It’s a question of cost-benefit spending developer time on a feature not many people would use
Which is super ironic when you look at games that had an obviously tacked-on, rushed multiplayer component in the first place, such as Spec Ops: The Line, Bioshock 2 and Mass Effect 3
You can’t see the store page anymore, that’s it. I know because I own a delisted game that I don’t even remember when/where I got, an astronaut FPS in zero-G asteroids or something. I can still install and try to play, can’t actually play because it’s multiplayer only and servers are dead.
Some stuff that caught my attention, from the 2001 IGN article
Yamauchi says that life would most certainly go on without the game industry, as it is not an essential part of anybody’s life
True. Entertainment, while desirable, isn’t essential.
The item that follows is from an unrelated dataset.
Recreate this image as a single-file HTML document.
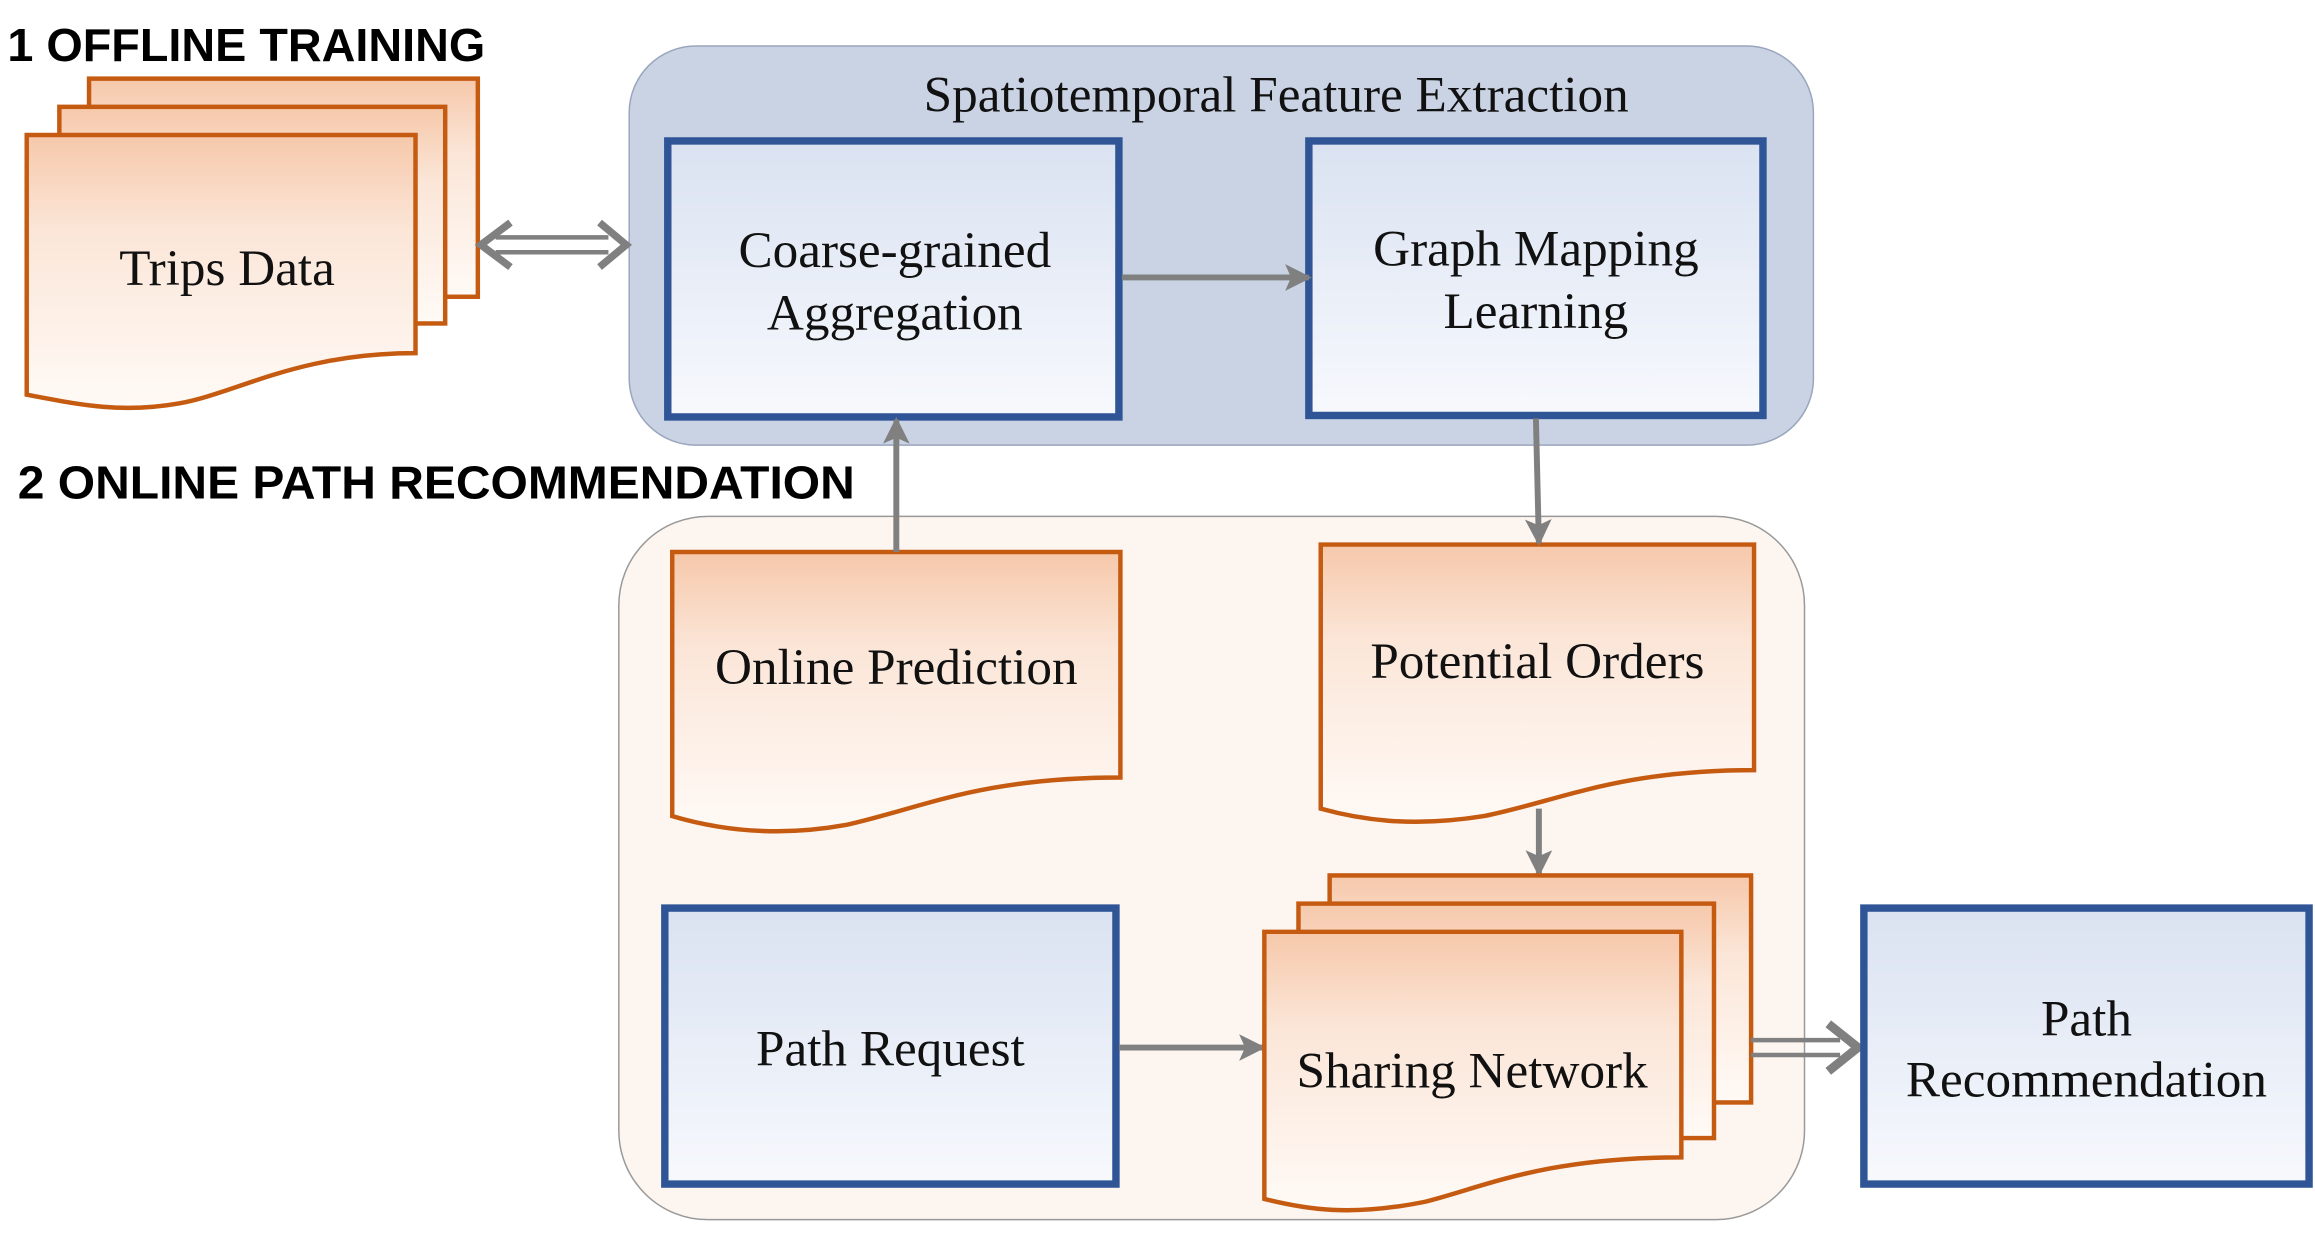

Besides, there’s entertainment to be had by socializing, something that would probably become easier with less “isolating” entertainment available.
The ironfisted leader believes that “games have nothing to do with graphics”
I agree, but graphics can help with sales, which is what matters for companies
The IGN article stops shortly after this, so onwards with what Metro lists:
‘If users can play the same game on every single system out there, then there’ll be no reason to buy one system over the other,’ he said. ‘It’ll be just like buying a TV; no matter which one you buy you’ll still have all the same channels.
For consumers, that’s great. For companies, not so much.
‘Up until now games have had nothing to do with movies, like I’ve kept on saying all this time, but now people are going on about how every game will be like a movie from now on,’ Yamauchi said.
This is interesting for various reasons. For the longest time (???BC ~1970s a.D.), storytelling and games were completely separate things. With the first RPG systems, storytelling became part of the game for the first time. Even then, it was something dynamic, full of unexpected things happening, no two games ever deliver the same story. A “table wide” theater play, if you will. Even with the same group of people doing the exact sequence of actions, it might look similar enough, but never “fully equal”.
Storytelling in general is linear. Stories have a beginning, middle and end. This is very noticeable in many digital games, as the players effectively play the middle and cutscenes to explain/advance the plot are bits where interaction is non existent. Even when the devs account for a variety of situations, such as Larian with Divinity and BG3, it’s still a limited selection of story branches.
It’s no wonder that some of the most popular and long lived games lack a “story”. DotA, League of Legends, Fortnite, Counter Strike, they’re not unlike boardgames that have a set dressing to “explain” why it is like it is, mechanically speaking. Skyrim and Diablo 2 also come to mind, both have a proper story, both have been around for ages, but neither is particularly remembered for “the story”.